Our current deployment command looks like this:
openstack overcloud deploy --templates  -r /home/stack/templates/roles_data.yaml -e /home/stack/templates/node-info.yaml -e /home/stack/templates/overcloud_images.yaml -e /usr/share/openstack-tripleo-heat-templates/environments/network-isolation.yaml -e /home/stack/templates/network-environment.yaml -e /home/stack/templates/bigswitch-p.yaml -e /home/stack/templates/bigswitch_images.yaml  --ntp-server 10.8.29.9 --timeout 150

Overriding using roles_data.yaml is only to enable extra service on compute for BSN. everything else is default.

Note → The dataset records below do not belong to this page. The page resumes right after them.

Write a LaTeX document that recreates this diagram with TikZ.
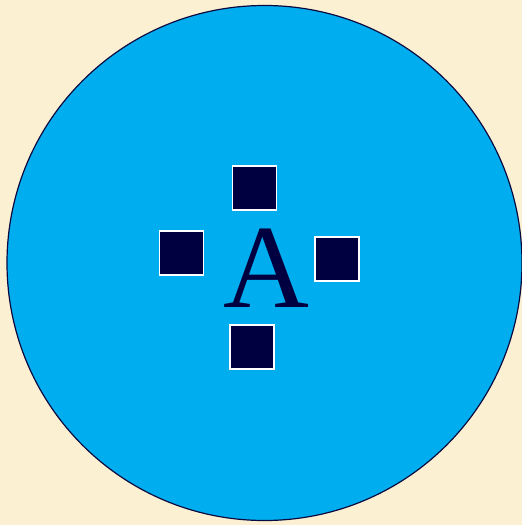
\documentclass[tikz,border=0pt]{standalone}
\usepackage{fontspec}
\setmainfont{Liberation Serif}
\definecolor{bg}{HTML}{FCF0D2}
\definecolor{disc}{HTML}{00AEEF}
\definecolor{navy}{HTML}{000040}
\definecolor{rim}{HTML}{0A0A40}
\begin{document}
\begin{tikzpicture}[x=1pt,y=-1pt,
  sq/.style={draw=white,line width=1.5pt,fill=navy,minimum size=44pt,inner sep=0pt,shape=rectangle}]
\useasboundingbox (0,0) rectangle (522,525);
\fill[bg] (0,0) rectangle (522,525);
\node[circle,draw=rim,fill=disc,line width=1.2pt,minimum size=515pt,inner sep=0pt] (disc) at (264.5,263) {};
\node[sq] (top) at (254.5,188) {};
\node[sq] (left) at (181.5,253) {};
\node[sq] (right) at (337,259) {};
\node[sq] (bottom) at (252,347) {};
\node[anchor=base,inner sep=0pt,text=navy,font=\fontsize{119}{119}\selectfont] (A) at (266,307) {A};
\end{tikzpicture}
\end{document}
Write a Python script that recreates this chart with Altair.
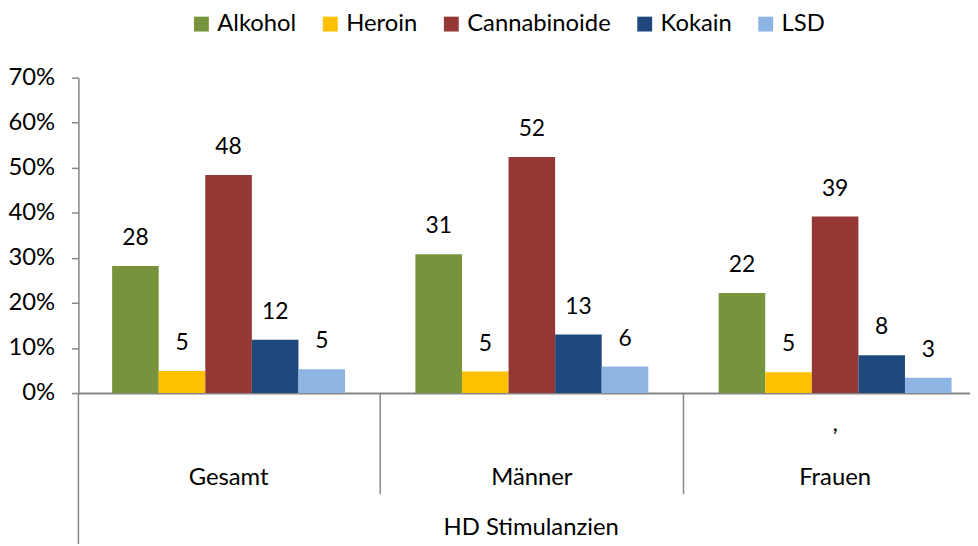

Please let us know if this helps and if we can provide more info.

Thanks!
- Aditya

Comment 14 Mike Burns 2018-05-01 17:42:25 UTC
moving needinfo to target Assaf directly

Comment 15 bigswitch 2018-05-02 05:50:40 UTC
We tried HA setup as well . stil same problem where deployment failed step 3

(undercloud) [stack@rhosp12-director ~]$ openstack stack failures list --long overcloud | grep Error
    Error: resources[0]: Deployment to server failed: deploy_status_code : Deployment exited with non-zero status code: 2
            "Error: /Stage[main]/Cinder::Db::Sync/Exec[cinder-manage db_sync]: Failed to call refresh: Command exceeded timeout",
            "Error: /Stage[main]/Cinder::Db::Sync/Exec[cinder-manage db_sync]: Command exceeded timeout",
(undercloud) [stack@rhosp12-director ~]$




          "Debug: Finishing transaction 55716760",
            "Debug: Storing state",
            "Debug: Stored state in 0.09 seconds",
            "Notice: Applied catalog in 330.24 seconds",
            "Debug: Applying settings catalog for sections reporting, metrics",
            "Debug: Finishing transaction 99257380",
            "Debug: Received report to process from overcloud-controller-0.bigswitch.com",
            "Debug: Processing report from overcloud-controller-0.bigswitch.com with processor Puppet::Reports::Store"
        ],
        "failed_when_result": true
    }
        to retry, use: --limit @/var/lib/heat-config/heat-config-ansible/69104930-415d-4e85-9e18-2210bebe06a7_playbook.retry

    PLAY RECAP *********************************************************************
    localhost                  : ok=4    changed=1    unreachable=0    failed=1

  deploy_stderr: |

Comment 16 bigswitch 2018-05-02 05:52:24 UTC
issue seen after updating overcloud images with overcloud-full-latest-12.0.tar -> /usr/share/rhosp-director-images/overcloud-full-12.0-20180404.1.el7ost.tar


Previous overcloud image dated "overcloud-full-12.0-20180126.1.el7ost.tar" worked fine.

Comment 17 Assaf Muller 2018-05-02 14:01:30 UTC
We aren't able to reproduce, I would advise opening a support ticket and working with GSS to figure this out.